Finding the spatial patterns of rainfall variability is a fundamental practice in climatology and will enhance our understanding of regional climate processes. This study aims to reveal homogenous sub-regions over the poorly studied area of western equatorial Africa (10S-7N and 7E-30E). The analysis is based on interannual rainfall variability. We use monthly totals of 141 stations over the period 1955-1984. In addition to annual totals, four different seasons are examined separately, an approach that has been lacked in previous studies. The four 3-month seasons are defined as follows: January–February–March (JFM), April–May–June (AMJ), July–August–September (JAS) and October–November–December (OND). The most successful techniques recommended in the literature, are examined through two approaches: first, the rotated principal component analysis (RPCA) in conjunction with Ward's method, and second the RPCA in conjunction with k-means method. The principal components that explain about 65% of total variance are retained and then VARIMAX rotated. The corresponding scores are utilized as input for cluster analysis.

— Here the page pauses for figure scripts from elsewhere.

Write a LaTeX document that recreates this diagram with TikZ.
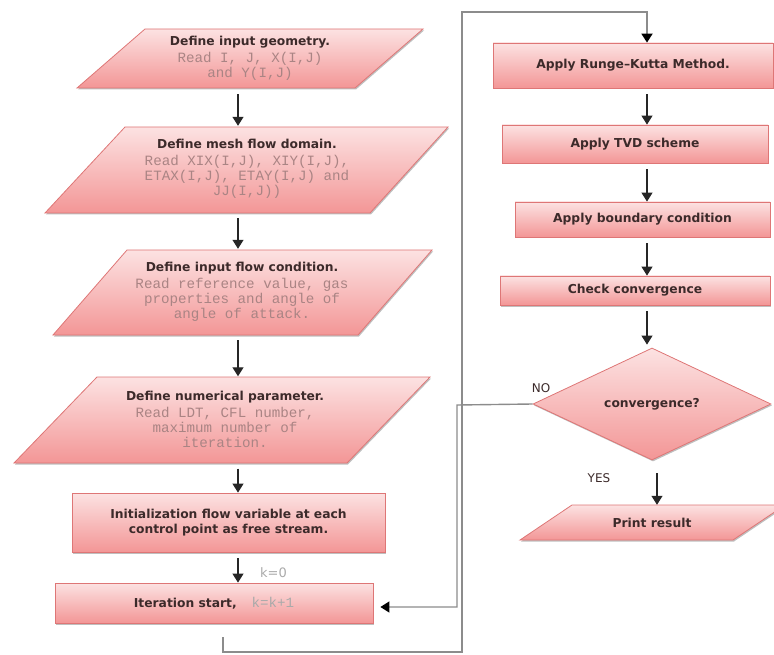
\documentclass[tikz,border=0pt]{standalone}
\usepackage{fontspec}
\setmainfont{DejaVu Sans}
\newfontfamily\monof{Liberation Mono}
\usetikzlibrary{shapes.geometric,arrows.meta,shadows}
\definecolor{fillA}{RGB}{252,226,226}
\definecolor{fillB}{RGB}{243,150,150}
\definecolor{edgeC}{RGB}{222,118,118}
\definecolor{ttlC}{RGB}{60,42,42}
\definecolor{monC}{RGB}{170,132,132}
\definecolor{kC}{RGB}{170,170,170}
\definecolor{loopC}{RGB}{140,140,140}
\newcommand\ttl{\fontsize{12.3}{15}\selectfont\bfseries\color{ttlC}}
\newcommand\mon{\monof\mdseries\fontsize{14.2}{17}\selectfont\color{monC}}
\tikzset{
  shapefill/.style={top color=fillA, bottom color=fillB, draw=edgeC, line width=0.8pt,
    drop shadow={shadow xshift=1pt, shadow yshift=-1.5pt, opacity=0.25, fill=black}},
  box/.style={shapefill, rectangle, inner sep=0pt, align=center, font=\ttl},
  txt/.style={align=center, inner sep=0pt, font=\ttl},
  arr/.style={draw=black!85, line width=1.1pt, -{Triangle[length=9pt,width=11pt]}, shorten <=6pt},
  loopline/.style={draw=loopC, line width=1.8pt, -{Triangle[length=9pt,width=11pt,color=black]}},
  noline/.style={draw=loopC, line width=1.4pt, -{Triangle[length=9pt,width=11pt,color=black]}},
  lbl/.style={inner sep=0pt, font=\fontsize{12}{14}\selectfont, text=ttlC}
}
\begin{document}
\begin{tikzpicture}[x=1pt,y=-1pt]
\useasboundingbox (0,0) rectangle (774,655);
\clip (0,0) rectangle (774,655);
% parallelograms
\path[shapefill] (145,29) -- (423,29) -- (355,88) -- (77,88) -- cycle;
\node[txt, minimum height=59pt] (p1) at (250,58.5)
  {Define input geometry.\\[2pt]{\mon Read I, J, X(I,J)}\\{\mon and Y(I,J)}};
\path[shapefill] (125,127) -- (448,127) -- (370,213) -- (45,213) -- cycle;
\node[txt, minimum height=86pt] (p2) at (247,169)
  {Define mesh flow domain.\\[2pt]{\mon Read XIX(I,J), XIY(I,J),}\\{\mon ETAX(I,J), ETAY(I,J) and}\\{\mon JJ(I,J))}};
\path[shapefill] (127,250) -- (432,250) -- (358,335) -- (53,335) -- cycle;
\node[txt, minimum height=85pt] (p3) at (242,291.5)
  {Define input flow condition.\\[2pt]{\mon Read reference value, gas}\\{\mon properties and angle of}\\{\mon angle of attack.}};
\path[shapefill] (97,377) -- (430,377) -- (347,463) -- (14,463) -- cycle;
\node[txt, minimum height=86pt] (p4) at (225,419.5)
  {Define numerical parameter.\\[2pt]{\mon Read LDT, CFL number,}\\{\mon maximum number of}\\{\mon iteration.}};
% boxes left
\node[box, minimum width=313pt, minimum height=59pt] (init) at (228.5,522.5)
  {Initialization flow variable at each\\control point as free stream.};
\node[box, minimum width=318pt, minimum height=40pt] (iter) at (214,603)
  {Iteration start,\hspace{1.2em}{\mon\color{kC}k=k+1}};
\node[lbl, text=kC, font=\fontsize{13}{15}\selectfont, anchor=west] (k0) at (260,573) {k=0};
% right column
\node[box, minimum width=280pt, minimum height=45pt] (rk) at (633,65.5) {Apply Runge--Kutta Method.};
\node[box, minimum width=266pt, minimum height=38pt] (tvd) at (635,144) {Apply TVD scheme};
\node[box, minimum width=255pt, minimum height=35pt] (bnd) at (642.5,219.5) {Apply boundary condition};
\node[box, minimum width=270pt, minimum height=29pt] (chk) at (635,290.5) {Check convergence};
\node[diamond, shapefill, minimum width=238pt, minimum height=112pt, inner sep=0pt, font=\ttl] (dia) at (652,404) {convergence?};
\path[shapefill] (572,505) -- (785,505) -- (733,540) -- (520,540) -- cycle;
\node[txt, minimum height=35pt] (pr) at (652,522.5) {Print result};
\node[lbl] (no) at (541,388) {NO};
\node[lbl] (yes) at (599,478) {YES};
% arrows
\coordinate (ax) at (238,0);
\coordinate (bx) at (647,0);
\coordinate (cx) at (657,0);
\draw[arr] (ax |- p1.south) -- (ax |- p2.north);
\draw[arr] (ax |- p2.south) -- (ax |- p3.north);
\draw[arr] (ax |- p3.south) -- (ax |- p4.north);
\draw[arr] (ax |- p4.south) -- (ax |- init.north);
\draw[arr] (ax |- init.south) -- (ax |- iter.north);
\draw[arr] (bx |- rk.south) -- (bx |- tvd.north);
\draw[arr] (bx |- tvd.south) -- (bx |- bnd.north);
\draw[arr] (bx |- bnd.south) -- (bx |- chk.north);
\draw[arr, shorten >=3pt] (bx |- chk.south) -- (bx |- dia.north);
\draw[arr, shorten <=13pt] (cx |- dia.south) -- (cx |- pr.north);
% loops
\coordinate (lA) at (223,652);
\coordinate (lB) at (462,652);
\coordinate (lC) at (462,12);
\coordinate (lD) at (647,12);
\draw[loopline, shorten <=14pt] (lA |- iter.south) -- (lA) -- (lB) -- (lC) -- (lD) -- (lD |- rk.north);
\coordinate (nA) at (457,405);
\coordinate (nB) at (457,607);
\draw[noline, shorten >=7pt] (dia.west) -- (nA) -- (nB) -- (nB -| iter.east);
\end{tikzpicture}
\end{document}
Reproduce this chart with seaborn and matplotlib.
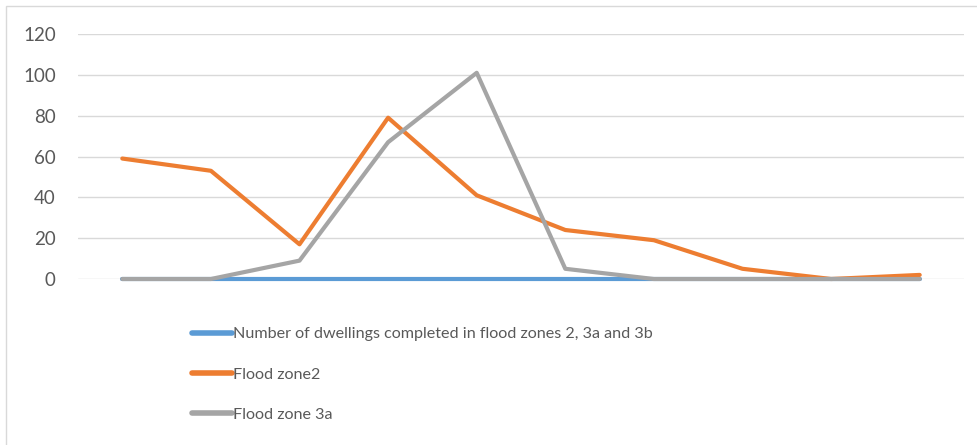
import matplotlib
matplotlib.use("Agg")
import matplotlib.pyplot as plt
import matplotlib.patches as mpatches
import pandas as pd
import seaborn as sns

# Series values per period (10 periods, unlabelled on the x axis)
periods = list(range(10))
dwellings_total = [0, 0, 0, 0, 0, 0, 0, 0, 0, 0]
flood_zone2 = [59, 53, 17, 79, 41, 24, 19, 5, 0, 2]
flood_zone3a = [0, 0, 9, 67, 101, 5, 0, 0, 0, 0]

series_names = [
    "Number of dwellings completed in flood zones 2, 3a and 3b",
    "Flood zone2",
    "Flood zone 3a",
]
y_ticks = [0, 20, 40, 60, 80, 100, 120]
colors = ["#5B9BD5", "#ED7D31", "#A5A5A5"]

df = pd.concat(
    [
        pd.DataFrame({"period": periods, "value": vals, "series": name})
        for name, vals in zip(series_names, [dwellings_total, flood_zone2, flood_zone3a])
    ],
    ignore_index=True,
)

sns.set_theme(style="white")
W, H = 977, 445
fig = plt.figure(figsize=(W / 100, H / 100), dpi=100)
ax = fig.add_axes([78 / W, 1 - 279 / H, 886 / W, 245 / H])

sns.lineplot(
    data=df, x="period", y="value", hue="series", hue_order=series_names,
    palette=colors, linewidth=3.0, ax=ax, sort=False, legend=True,
)
for line in ax.get_lines():
    line.set_solid_capstyle("round")
    line.set_solid_joinstyle("round")
    line.set_clip_on(False)

ax.set_xlim(-0.5, 9.5)
ax.set_ylim(0, 120)
ax.set_yticks(y_ticks)
ax.set_xticks([])
ax.set_xlabel("")
ax.set_ylabel("")
ax.yaxis.grid(True, color="#D9D9D9", linewidth=1.0)
ax.set_axisbelow(True)
for sp in ax.spines.values():
    sp.set_visible(False)
ax.tick_params(axis="y", length=0, pad=16, labelsize=13.5, labelcolor="#595959")
for lab in ax.get_yticklabels():
    lab.set_fontfamily(["Lato", "DejaVu Sans"])

handles, labels = ax.get_legend_handles_labels()
ax.legend_.remove()
leg = fig.legend(
    handles, labels, loc="upper left",
    bbox_to_anchor=(184 / W, 1 - 319 / H), bbox_transform=fig.transFigure,
    frameon=False, borderpad=0, handlelength=2.45, handletextpad=0.1,
    labelspacing=1.62,
    prop={"family": ["Lato", "DejaVu Sans"], "size": 11.6},
)
for t in leg.get_texts():
    t.set_color("#595959")
for h in leg.legend_handles:
    h.set_linewidth(4)
    h.set_solid_capstyle("round")

# light chart-area border
fig.add_artist(mpatches.Rectangle(
    (6 / W, -0.1), 1.2, 1 - 6 / H + 0.1, transform=fig.transFigure,
    fill=False, edgecolor="#D9D9D9", linewidth=1.0,
))

fig.savefig("out.png", dpi=100)
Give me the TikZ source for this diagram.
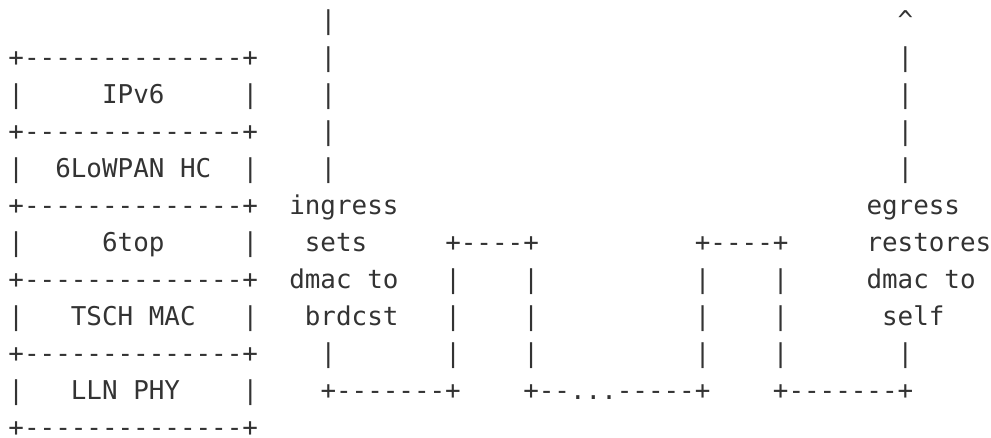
\documentclass[tikz,border=0pt]{standalone}
\usepackage{fontspec}
\setmonofont{DejaVu Sans Mono}
\definecolor{ink}{HTML}{333333}
\newcommand\tk[4]{\node[tok] (#1) at ({8.5+15.6*#2},{29+37*(#3-1)}) {#4};}
\begin{document}
\begin{tikzpicture}[x=1pt,y=-1pt,
  tok/.style={anchor=base west, inner sep=0pt, outer sep=0pt, text=ink,
    font=\ttfamily\fontsize{25.9}{37}\selectfont}]
\useasboundingbox (0,0) rectangle (991,437);
% line 1
\tk{a1}{20}{1}{|}
\tk{b1}{57}{1}{\textasciicircum}
% line 2
\tk{s2}{0}{2}{+--------------+}
\tk{a2}{20}{2}{|}
\tk{b2}{57}{2}{|}
% line 3
\tk{l3}{0}{3}{|}
\tk{t3}{6}{3}{IPv6}
\tk{r3}{15}{3}{|}
\tk{a3}{20}{3}{|}
\tk{b3}{57}{3}{|}
% line 4
\tk{s4}{0}{4}{+--------------+}
\tk{a4}{20}{4}{|}
\tk{b4}{57}{4}{|}
% line 5
\tk{l5}{0}{5}{|}
\tk{t5}{3}{5}{6LoWPAN HC}
\tk{r5}{15}{5}{|}
\tk{a5}{20}{5}{|}
\tk{b5}{57}{5}{|}
% line 6
\tk{s6}{0}{6}{+--------------+}
\tk{ing}{18}{6}{ingress}
\tk{egr}{55}{6}{egress}
% line 7
\tk{l7}{0}{7}{|}
\tk{t7}{6}{7}{6top}
\tk{r7}{15}{7}{|}
\tk{sets}{19}{7}{sets}
\tk{p7a}{28}{7}{+----+}
\tk{p7b}{44}{7}{+----+}
\tk{rest}{55}{7}{restores}
% line 8
\tk{s8}{0}{8}{+--------------+}
\tk{dm1}{18}{8}{dmac to}
\tk{v8a}{28}{8}{|}
\tk{v8b}{33}{8}{|}
\tk{v8c}{44}{8}{|}
\tk{v8d}{49}{8}{|}
\tk{dm2}{55}{8}{dmac to}
% line 9
\tk{l9}{0}{9}{|}
\tk{t9}{4}{9}{TSCH MAC}
\tk{r9}{15}{9}{|}
\tk{brd}{19}{9}{brdcst}
\tk{v9a}{28}{9}{|}
\tk{v9b}{33}{9}{|}
\tk{v9c}{44}{9}{|}
\tk{v9d}{49}{9}{|}
\tk{self}{56}{9}{self}
% line 10
\tk{s10}{0}{10}{+--------------+}
\tk{a10}{20}{10}{|}
\tk{v10a}{28}{10}{|}
\tk{v10b}{33}{10}{|}
\tk{v10c}{44}{10}{|}
\tk{v10d}{49}{10}{|}
\tk{b10}{57}{10}{|}
% line 11
\tk{l11}{0}{11}{|}
\tk{t11}{4}{11}{LLN PHY}
\tk{r11}{15}{11}{|}
\tk{h11a}{20}{11}{+-------+}
\tk{h11b}{33}{11}{+--...-----+}
\tk{h11c}{49}{11}{+-------+}
% line 12
\tk{s12}{0}{12}{+--------------+}
\end{tikzpicture}
\end{document}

Using Ward's method, 5 sub-regions are recognized for AMJ, JAS and OND, and 4 sub-regions for JFM and annual data. The regions are well geographically distributed over the area and consist of roughly the same number of stations. The F-test is used to evaluate the homogeneity of each sub-region. The results show that, all sub-regions are significantly homogenous at the 1% probability level. Assuming the same number of clusters, the k-means method provides comparable spatial patterns with those of Ward's method. However, there are some differences, which are more evident in JAS and OND. Like Ward's method, the values of F-ratio for the k-means algorithm also confirm the homogeneity of all sub-regions for each season. These results show promising improvement in providing homogenous regions, a problem that has been mentioned in some previous studies.